My Week At The Beach

Posted by on Nov 22, 2014 in beach, bungalow, explore, krabi, scooters, Thailand, travel, Uncategorized | 0 comments

My Week At The Beach

My Week At The Beach

I sit in on the veranda of my bungalow on the beach and watch the rain.  A monsoon has us under its liquid grip. The tide has left quickly. The fisherman, waist deep, don’t seem to mind. My supper will be served on a plate, theirs at the end of their line.

I’ve learned much in our week at the beach. I’ve learned that mothers, friends, sisters, and lovers from around the world find the time to nurture themselves, and each other in this humble land. I’ve learned that europeans take a lot more vacations then Americans.

  People are gentle and kind here . We met a Marine that guards the beach below the Princess’s palace. Funny, gregarious, and eager to speak with us. Tears fall from his eyes as he told us his story of the tsunami. He took his job seriously, but his life jovially. The pleasure was all of ours as we spoke of our lands, customs, pitfalls, and highlights.

  Boy Scouts have the same salute here, as in the United States. The children laughed at the big white guy saluting to them with three fingers. Their salutes back were crisp and correct. Their laughter and amusement is a gift to treasure.

  I can go to the beach without getting drunk, overfed, and sunburnt. In my past I’ve done all three over and over again. Perhaps that is why I rarely cared for beach vacations. I’ve changed my life. I’m no longer unwilling to listen to the waves. It’s raining as hard as I’ve ever seen. The beach is still beautiful. The fisherman still fish.

  It is okay to be older and travel and have other people help you. I met Alice on the beach. She was yelling for help. There was no crisis. Alice is a ninety two year old from Switzerland who needed help getting out of her hammock to go swimming. Alice has been to over sixty countries spanning the earth. She didn’t start traveling until she was in her sixties.
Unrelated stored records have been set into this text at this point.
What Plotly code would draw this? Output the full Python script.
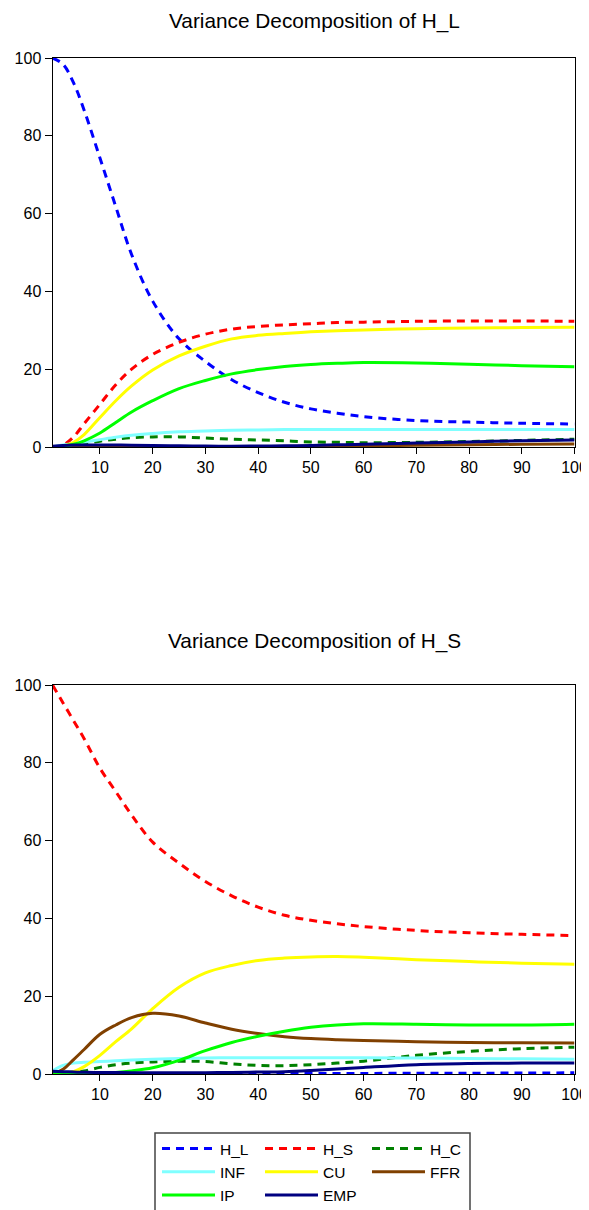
import plotly.graph_objects as go

# page body adds an 8px margin, so the figure is drawn 8px in from the window corner
OFF = 8
W, H = 589 - OFF, 1210 - OFF

# ---------------- data ----------------
periods = [1, 3, 5, 7, 10, 13, 16, 20, 25, 30, 35, 40, 45, 50, 55, 60, 70, 80, 90, 100]
series_names = ["H_L", "H_S", "H_C", "INF", "CU", "FFR", "IP", "EMP"]
x_ticks = [10, 20, 30, 40, 50, 60, 70, 80, 90, 100]
y_ticks = [0, 20, 40, 60, 80, 100]

# Variance Decomposition of H_L
hl_H_L = [100, 98.4, 93.6, 86.6, 74.3, 61.8, 49.5, 37.5, 27.8, 22.0, 17.3, 14.0, 11.5, 9.8, 8.7, 7.8, 6.8, 6.4, 6.1, 5.9]
hl_H_S = [0, 0.5, 2.6, 6.0, 11.0, 16.0, 20.0, 23.8, 26.9, 29.0, 30.3, 31.0, 31.4, 31.7, 32.0, 32.1, 32.3, 32.4, 32.4, 32.3]
hl_H_C = [0, 0.2, 0.5, 0.9, 1.5, 2.0, 2.4, 2.6, 2.6, 2.3, 2.0, 1.8, 1.6, 1.3, 1.2, 1.1, 1.2, 1.4, 1.7, 2.0]
hl_INF = [0, 0.5, 0.9, 1.3, 1.9, 2.5, 3.0, 3.5, 3.9, 4.1, 4.3, 4.4, 4.5, 4.5, 4.5, 4.5, 4.5, 4.5, 4.5, 4.5]
hl_CU = [0, 0.2, 1.2, 3.2, 7.6, 11.9, 15.7, 19.8, 23.4, 25.9, 27.8, 28.7, 29.2, 29.6, 29.9, 30.1, 30.4, 30.6, 30.7, 30.8]
hl_FFR = [0, 0.05, 0.1, 0.1, 0.1, 0.1, 0.1, 0.1, 0.1, 0.1, 0.1, 0.1, 0.15, 0.2, 0.25, 0.3, 0.45, 0.6, 0.7, 0.8]
hl_IP = [0, 0.2, 0.7, 1.6, 3.6, 6.3, 9.0, 11.9, 15.0, 17.1, 18.8, 19.9, 20.7, 21.2, 21.5, 21.7, 21.6, 21.3, 20.9, 20.6]
hl_EMP = [0.2, 0.4, 0.5, 0.5, 0.5, 0.5, 0.45, 0.4, 0.3, 0.25, 0.2, 0.25, 0.3, 0.4, 0.55, 0.7, 1.0, 1.3, 1.6, 1.8]

# Variance Decomposition of H_S
hs_H_L = [0, 0.05, 0.1, 0.1, 0.1, 0.1, 0.1, 0.1, 0.1, 0.1, 0.1, 0.1, 0.1, 0.1, 0.15, 0.15, 0.2, 0.2, 0.25, 0.3]
hs_H_S = [100, 95.4, 90.8, 86.2, 78.6, 72.6, 66.6, 59.6, 54.2, 49.5, 45.8, 42.9, 40.8, 39.5, 38.6, 37.9, 36.9, 36.3, 35.9, 35.6]
hs_H_C = [0, 0.2, 0.5, 0.8, 1.7, 2.4, 2.8, 3.1, 3.3, 3.2, 2.6, 2.2, 2.15, 2.4, 2.8, 3.3, 4.8, 5.8, 6.5, 6.9]
hs_INF = [0.8, 2.2, 2.8, 3.0, 3.2, 3.4, 3.6, 3.8, 4.0, 4.1, 4.2, 4.2, 4.2, 4.2, 4.2, 4.2, 4.1, 4.0, 3.9, 3.8]
hs_CU = [0, 0.1, 0.6, 1.9, 4.8, 8.3, 11.6, 16.8, 22.3, 26.0, 27.9, 29.2, 29.8, 30.1, 30.2, 30.0, 29.4, 28.9, 28.5, 28.2]
hs_FFR = [0, 1.2, 3.7, 6.3, 10.2, 12.6, 14.5, 15.6, 14.9, 13.1, 11.5, 10.4, 9.6, 9.1, 8.8, 8.6, 8.3, 8.1, 8.05, 8.0]
hs_IP = [0, 0, 0, 0.05, 0.2, 0.4, 0.8, 1.6, 3.5, 6.0, 8.1, 9.7, 11.0, 12.0, 12.6, 12.9, 12.8, 12.6, 12.6, 12.8]
hs_EMP = [0.7, 0.6, 0.5, 0.45, 0.4, 0.4, 0.35, 0.35, 0.35, 0.35, 0.4, 0.5, 0.6, 0.9, 1.3, 1.7, 2.4, 2.7, 2.8, 2.8]

titles = ["Variance Decomposition of H_L", "Variance Decomposition of H_S"]
panel_data = [
    [hl_H_L, hl_H_S, hl_H_C, hl_INF, hl_CU, hl_FFR, hl_IP, hl_EMP],
    [hs_H_L, hs_H_S, hs_H_C, hs_INF, hs_CU, hs_FFR, hs_IP, hs_EMP],
]

# ---------------- styles ----------------
colors = {"H_L": "#0000FF", "H_S": "#FF0000", "H_C": "#008000", "INF": "#80FFFF",
          "CU": "#FFFF00", "FFR": "#804000", "IP": "#00FF00", "EMP": "#000080"}
dashed = {"H_L", "H_S", "H_C"}
legend_of = {"H_L": "legend", "INF": "legend", "IP": "legend",
             "H_S": "legend2", "CU": "legend2", "EMP": "legend2",
             "H_C": "legend3", "FFR": "legend3"}
FONT = "Liberation Sans, Arial, sans-serif"


def px_x(p):
    return (p - OFF) / W


def px_y(p):
    return 1 - (p - OFF) / H


x_dom = [px_x(52.5), px_x(574.5)]
y_doms = [[px_y(447), px_y(58)], [px_y(1074), px_y(685)]]
title_y = [21, 641]

fig = go.Figure()

for k, vals in enumerate(panel_data):
    xa = "x" if k == 0 else "x2"
    ya = "y" if k == 0 else "y2"
    for name, v in zip(series_names, vals):
        fig.add_trace(go.Scatter(
            x=periods, y=v, mode="lines", name=name,
            xaxis=xa, yaxis=ya,
            line=dict(color=colors[name], width=3, shape="spline", smoothing=1.0,
                      dash="8px,6px" if name in dashed else "solid"),
            showlegend=(k == 1), legend=legend_of[name],
            hoverinfo="skip",
        ))

axis_common = dict(showline=True, linecolor="black", linewidth=1, mirror=True,
                   showgrid=False, zeroline=False, ticks="outside", tickcolor="black",
                   automargin=False,
                   tickfont=dict(family=FONT, size=16, color="black"))

layout = dict(
    template="none",
    width=W, height=H, autosize=False,
    margin=dict(l=0, r=0, t=0, b=0, pad=0, autoexpand=False),
    paper_bgcolor="white", plot_bgcolor="white",
    font=dict(family=FONT, size=16, color="black"),
)
for k in range(2):
    sfx = "" if k == 0 else "2"
    layout["xaxis" + sfx] = dict(axis_common, domain=x_dom, range=[1, 100], tickvals=x_ticks,
                                 ticklen=6, anchor="y" + sfx)
    layout["yaxis" + sfx] = dict(axis_common, domain=y_doms[k], range=[0, 100], tickvals=y_ticks,
                                 ticklen=7, anchor="x" + sfx)

leg_common = dict(orientation="v", bgcolor="rgba(0,0,0,0)", borderwidth=0,
                  font=dict(family=FONT, size=15.5, color="black"),
                  itemwidth=53, xanchor="left", yanchor="top", tracegroupgap=0)
layout["legend"] = dict(leg_common, x=px_x(157), y=px_y(1132))
layout["legend2"] = dict(leg_common, x=px_x(260), y=px_y(1132))
layout["legend3"] = dict(leg_common, x=px_x(367), y=px_y(1132))

fig.update_layout(**layout)

for k in range(2):
    fig.add_annotation(text=titles[k], x=px_x(314), y=px_y(title_y[k]), xref="paper", yref="paper",
                       xanchor="center", yanchor="middle", showarrow=False,
                       font=dict(family=FONT, size=20.8, color="black"))

fig.add_shape(type="rect", xref="paper", yref="paper",
              x0=px_x(155), x1=px_x(470), y0=px_y(1133), y1=px_y(1230),
              line=dict(color="#444444", width=1.5), fillcolor="rgba(0,0,0,0)", layer="below")

fig.write_html("out.html")
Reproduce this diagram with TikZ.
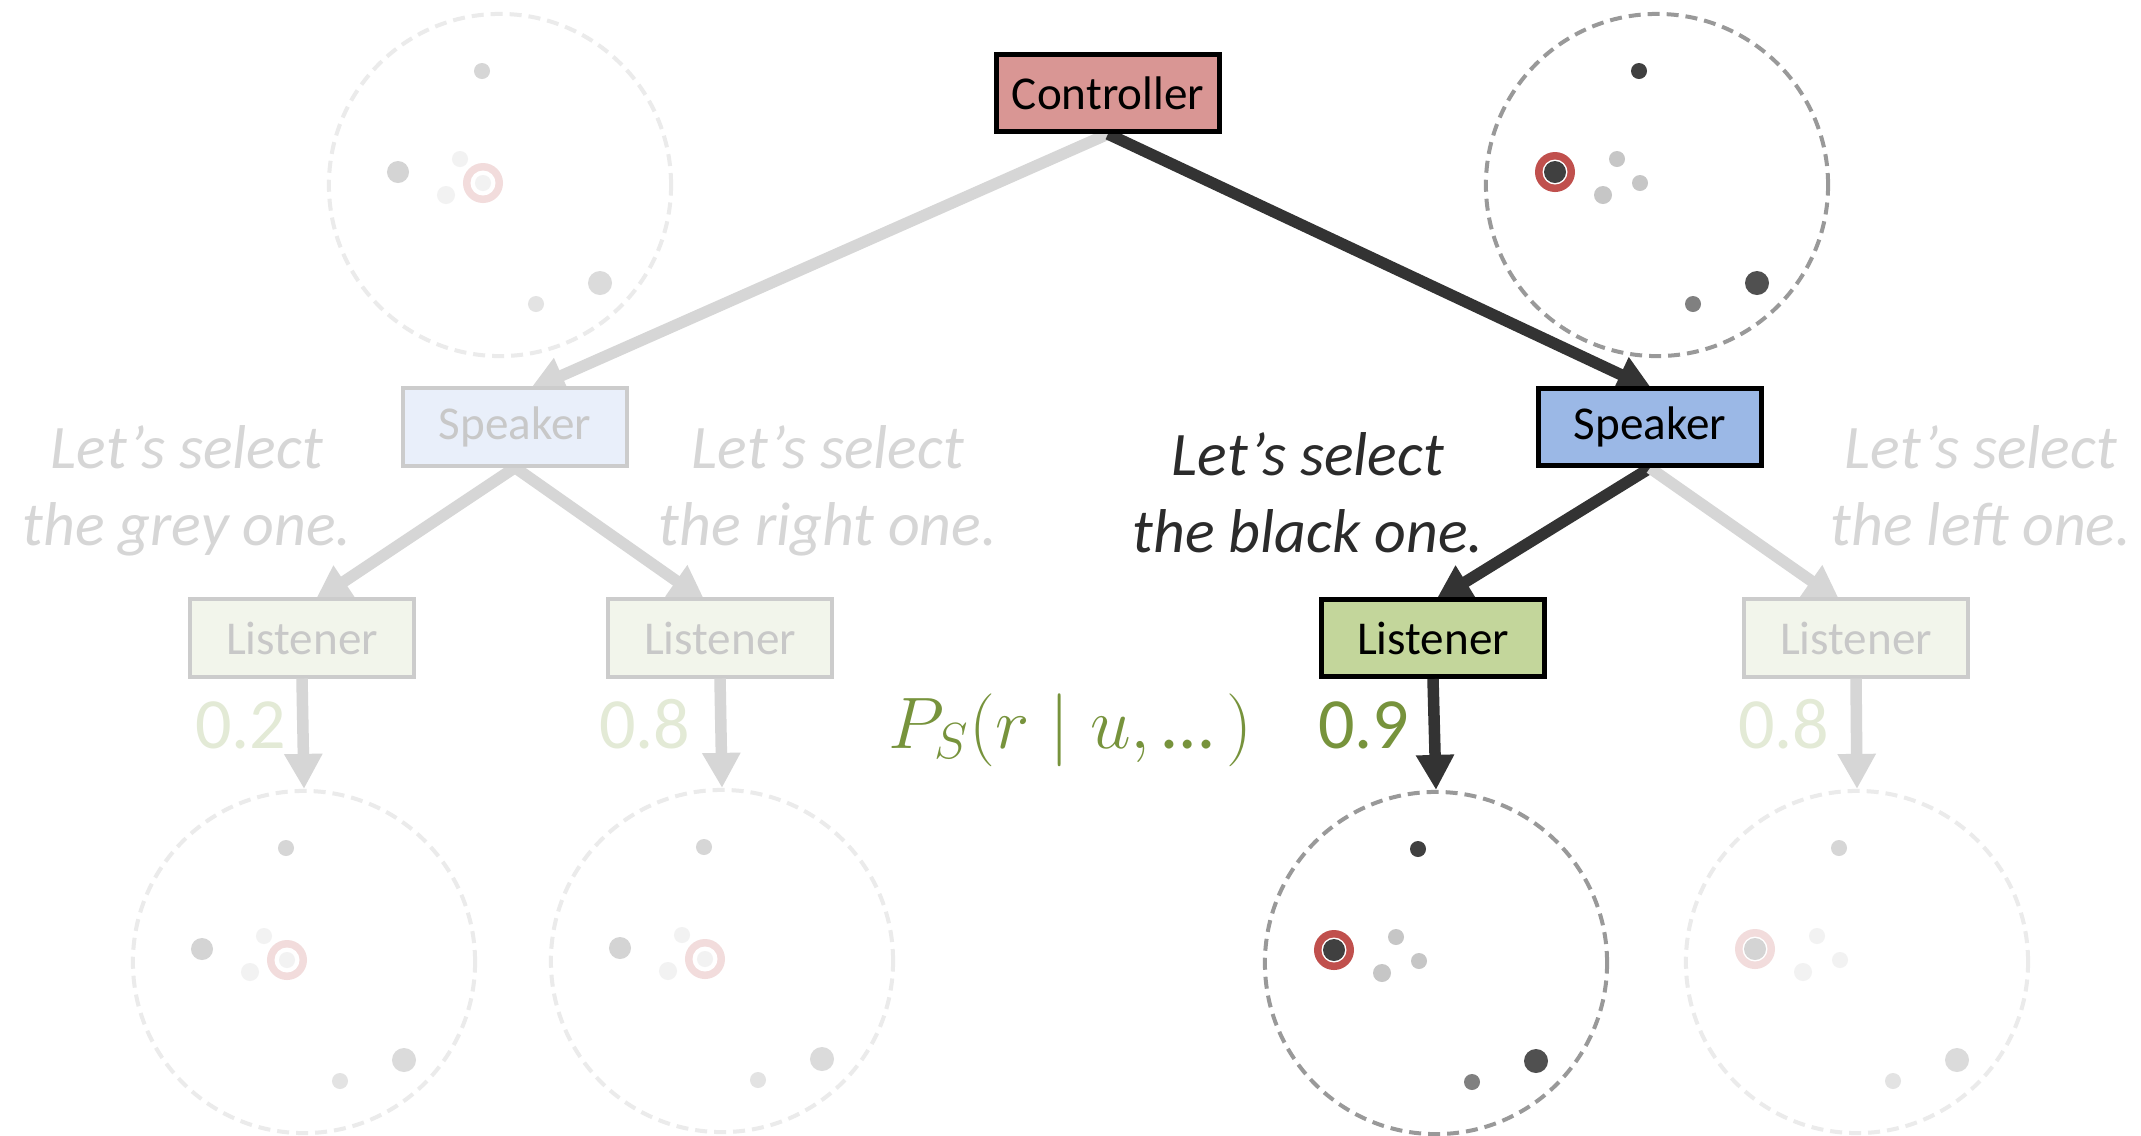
\documentclass[tikz,border=0pt]{standalone}
\usepackage{fontspec}
\setmainfont{Carlito}
\usetikzlibrary{arrows.meta,calc}

\definecolor{ctrlfill}{HTML}{D99694}
\definecolor{spkfill}{HTML}{9BB8E6}
\definecolor{lisfill}{HTML}{C3D69B}
\definecolor{spkfade}{HTML}{E9EFFA}
\definecolor{lisfade}{HTML}{F2F5EB}
\definecolor{edgefade}{HTML}{CCCCCC}
\definecolor{labelfade}{HTML}{C8C8C8}
\definecolor{arrdark}{HTML}{333333}
\definecolor{arrfade}{HTML}{D6D6D6}
\definecolor{olive}{HTML}{77933C}
\definecolor{olivefade}{HTML}{E3EAD6}
\definecolor{saydark}{HTML}{2B2B2B}
\definecolor{sayfade}{HTML}{D6D6D6}
\definecolor{rimdark}{HTML}{999999}
\definecolor{rimfade}{HTML}{EBEBEB}
\definecolor{dotdark}{HTML}{404040}
\definecolor{dotbig}{HTML}{505050}
\definecolor{dotmid}{HTML}{808080}
\definecolor{dotlight}{HTML}{C6C6C6}
\definecolor{ringred}{HTML}{C0504D}
\definecolor{fdotA}{HTML}{D6D6D6}
\definecolor{fdotB}{HTML}{D4D4D4}
\definecolor{fdotlight}{HTML}{F2F2F2}
\definecolor{fdotmid}{HTML}{E3E3E3}
\definecolor{fdotbig}{HTML}{DBDBDB}
\definecolor{ringfade}{HTML}{F2DCDC}

\pgfdeclarelayer{back}
\pgfsetlayers{back,main}

% seven points of a scene; #8 is the marked point, #9 its ring colour
\newcommand\boardpoints[9]{%
  \begin{scope}[shift={#1}]
    \fill[#9] #8 circle[radius=0.2cm];
    \fill[white] #8 circle[radius=0.125cm];
    \fill[#2] (-18,-114) circle[radius=0.08cm];
    \fill[#3] (-102,-13) circle[radius=0.11cm];
    \fill[#4] (-40,-26) circle[radius=0.08cm];
    \fill[#5] (-17,-2) circle[radius=0.08cm];
    \fill[#4] (-54,10) circle[radius=0.09cm];
    \fill[#6] (36,119) circle[radius=0.08cm];
    \fill[#7] (100,98) circle[radius=0.12cm];
  \end{scope}}

\tikzset{
  box/.style={draw, line width=0.05cm, minimum width=2.23cm, minimum height=0.77cm,
    inner sep=0pt, font=\fontsize{13.4}{16}\selectfont},
  boxfade/.style={box, draw=edgefade, line width=0.04cm, text=labelfade},
  board/.style={circle, draw=rimdark, line width=0.04cm,
    dash pattern=on 0.12cm off 0.07cm, minimum size=3.42cm, inner sep=0pt},
  boardfade/.style={board, draw=rimfade},
  say/.style={font=\fontsize{17.6}{21.9}\selectfont\itshape, align=center,
    anchor=base, inner sep=0pt},
  prob/.style={font=\fontsize{20.5}{24}\selectfont, anchor=base east, inner sep=0pt},
  link/.style={draw=arrdark, line width=0.115cm,
    -{Triangle[length=0.35cm,width=0.36cm]}},
  linkfade/.style={link, draw=arrfade},
}

\begin{document}
\begin{tikzpicture}[x=0.01cm, y=-0.01cm]
\useasboundingbox (0,0) rectangle (2141,1135);

% boxes
\node[box, fill=ctrlfill] (ctrl) at (1108,93) {Controller};
\node[boxfade, fill=spkfade] (spkL) at (515,427) {Speaker};
\node[box, fill=spkfill] (spkR) at (1650,427) {Speaker};
\node[boxfade, fill=lisfade] (lisLL) at (302,638) {Listener};
\node[boxfade, fill=lisfade] (lisLR) at (720,638) {Listener};
\node[box, fill=lisfill] (lisRL) at (1433,638) {Listener};
\node[boxfade, fill=lisfade] (lisRR) at (1856,638) {Listener};

% scenes
\node[boardfade] (bTL) at (500,185) {};
\node[board] (bTR) at (1657,185) {};
\node[boardfade] (bLL) at (304,962) {};
\node[boardfade] (bLR) at (722,961) {};
\node[board] (bRL) at (1436,963) {};
\node[boardfade] (bRR) at (1857,962) {};

\boardpoints{(500,185)}{fdotA}{fdotB}{fdotlight}{fdotlight}{fdotmid}{fdotbig}{(-17,-2)}{ringfade}
\boardpoints{(1657,185)}{dotdark}{dotdark}{dotlight}{dotlight}{dotmid}{dotbig}{(-102,-13)}{ringred}
\boardpoints{(304,962)}{fdotA}{fdotB}{fdotlight}{fdotlight}{fdotmid}{fdotbig}{(-17,-2)}{ringfade}
\boardpoints{(722,961)}{fdotA}{fdotB}{fdotlight}{fdotlight}{fdotmid}{fdotbig}{(-17,-2)}{ringfade}
\boardpoints{(1436,963)}{dotdark}{dotdark}{dotlight}{dotlight}{dotmid}{dotbig}{(-102,-13)}{ringred}
\boardpoints{(1857,962)}{fdotA}{fdotB}{fdotlight}{fdotlight}{fdotmid}{fdotbig}{(-102,-13)}{ringfade}

% connectors between the agents run under the boxes
\begin{pgfonlayer}{back}
\fill[white] (0,0) rectangle (2141,1135);
\draw[linkfade, shorten >=-0.08cm] (ctrl.south) -- ([xshift=0.22cm]spkL.north);
\draw[link, shorten >=-0.08cm] (ctrl.south) -- ([xshift=-0.05cm]spkR.north);
\draw[linkfade, shorten >=-0.06cm] (spkL.south) -- ([xshift=0.18cm]lisLL.north);
\draw[linkfade, shorten >=-0.06cm] (spkL.south) -- ([xshift=-0.20cm]lisLR.north);
\draw[link, shorten >=-0.06cm] (spkR.south) -- ([xshift=0.08cm]lisRL.north);
\draw[linkfade, shorten >=-0.06cm] (spkR.south) -- ([xshift=-0.21cm]lisRR.north);
\end{pgfonlayer}
\draw[linkfade] (lisLL.south) -- (bLL.north);
\draw[linkfade] (lisLR.south) -- (bLR.north);
\draw[link] (lisRL.south) -- (bRL.north);
\draw[linkfade] (lisRR.south) -- (bRR.north);

% utterances (anchored at the baseline of the second line)
\node[say, text=sayfade] (sayLL) at (187,545) {Let’s select\\the grey one.};
\node[say, text=sayfade] (sayLR) at (828,545) {Let’s select\\the right one.};
\node[say, text=saydark] (sayRL) at (1308,552) {Let’s select\\the black one.};
\node[say, text=sayfade] (sayRR) at (1981,545) {Let’s select\\the left one.};

% listener probabilities
\node[prob, text=olivefade] (pLL) at (287,748) {0.2};
\node[prob, text=olivefade] (pLR) at (691,748) {0.8};
\node[prob, text=olive] (pRL) at (1410,748) {0.9};
\node[prob, text=olivefade] (pRR) at (1830,748) {0.8};
\node[anchor=base, inner sep=0pt, text=olive, font=\fontsize{21}{25}\selectfont]
  (psr) at (1070,748) {$P_S(r\mid u,$\,…\,$)$};
\end{tikzpicture}
\end{document}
We rode scooters through small muslim villages surrounding vibrant colored mosques. Muslims are very gentle people who love their children and churches just like any other religion. Their markets were full of color texture and flavor. The people there smiled and waved to us. I’ve learned depiction can be so far from the truth.

I’ve learned a lot of things  during my week at the beach. Most of all I’ve learned that anything is possible in life. Determination and an open mind have led me to where I am today. People are people with dreams and hopes. They come in all shapes, sizes, age, color and backgrounds.  It’s good to make friends quickly and enjoy this planet while we are on it.

A crack of thunder as loud as I’ve ever heard shook the sky right above us. The fisherman still fish, the tide returns, children huddle close to their mothers bosom. I will savor our last day here, as I laugh with new friends, learn new words, eat new foods, and wave at smiling children. I’ve learned to let it be.